§ Your objective: Retype only the lines below from the one with "Rebuild this chart" to the one with "import plotly.graph_objects as go", inclusive, skipping every image.

§ Items:
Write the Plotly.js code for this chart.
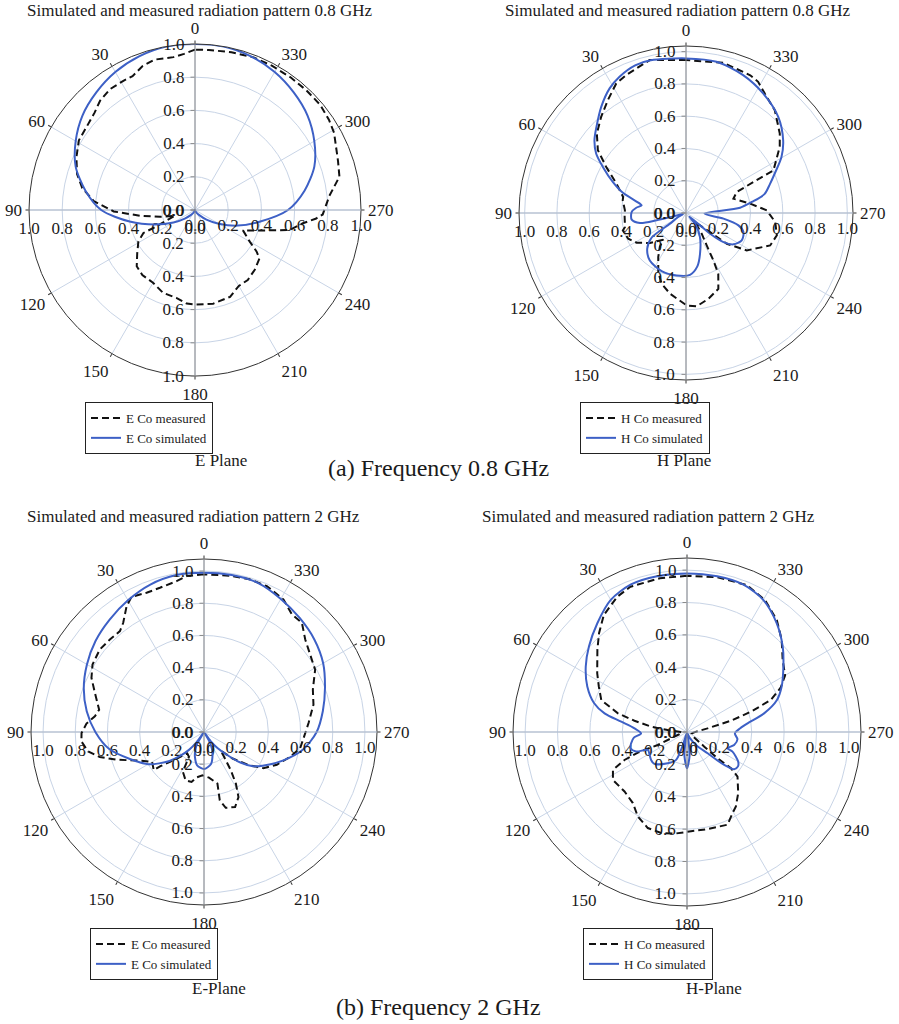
...
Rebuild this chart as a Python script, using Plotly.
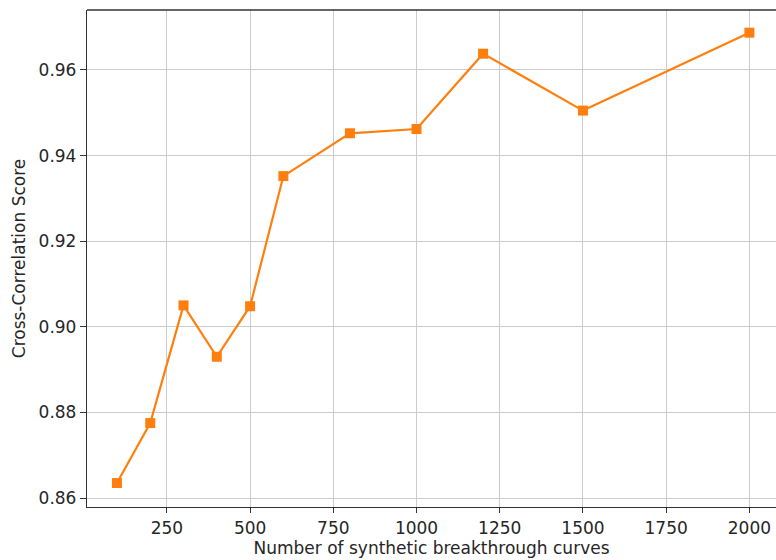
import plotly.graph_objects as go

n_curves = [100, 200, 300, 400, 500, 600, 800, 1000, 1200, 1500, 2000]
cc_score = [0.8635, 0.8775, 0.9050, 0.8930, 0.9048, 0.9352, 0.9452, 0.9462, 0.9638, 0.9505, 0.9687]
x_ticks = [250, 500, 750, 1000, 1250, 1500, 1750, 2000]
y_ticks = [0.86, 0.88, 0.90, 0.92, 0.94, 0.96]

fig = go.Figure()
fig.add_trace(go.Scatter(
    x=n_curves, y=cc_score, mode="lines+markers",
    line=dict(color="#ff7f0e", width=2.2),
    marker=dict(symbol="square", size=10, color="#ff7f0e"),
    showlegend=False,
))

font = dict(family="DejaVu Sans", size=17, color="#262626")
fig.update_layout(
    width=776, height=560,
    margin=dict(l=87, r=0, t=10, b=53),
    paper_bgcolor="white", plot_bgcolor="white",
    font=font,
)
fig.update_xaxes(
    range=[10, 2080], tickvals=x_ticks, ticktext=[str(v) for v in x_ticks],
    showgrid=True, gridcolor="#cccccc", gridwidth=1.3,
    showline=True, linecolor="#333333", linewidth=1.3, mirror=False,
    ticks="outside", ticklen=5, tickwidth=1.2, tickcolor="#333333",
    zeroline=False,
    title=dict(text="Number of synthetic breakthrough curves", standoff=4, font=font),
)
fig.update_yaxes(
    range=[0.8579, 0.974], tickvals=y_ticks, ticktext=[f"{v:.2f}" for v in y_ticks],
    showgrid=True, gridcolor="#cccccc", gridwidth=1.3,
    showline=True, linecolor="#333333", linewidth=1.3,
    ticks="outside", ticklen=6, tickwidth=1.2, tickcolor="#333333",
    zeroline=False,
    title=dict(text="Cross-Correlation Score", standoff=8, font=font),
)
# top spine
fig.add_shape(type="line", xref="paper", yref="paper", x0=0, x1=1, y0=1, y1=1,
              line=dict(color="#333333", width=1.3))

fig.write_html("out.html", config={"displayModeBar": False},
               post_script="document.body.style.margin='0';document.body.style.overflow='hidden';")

§ Answer below:
Rebuild this chart as a Python script, using Plotly.
import plotly.graph_objects as go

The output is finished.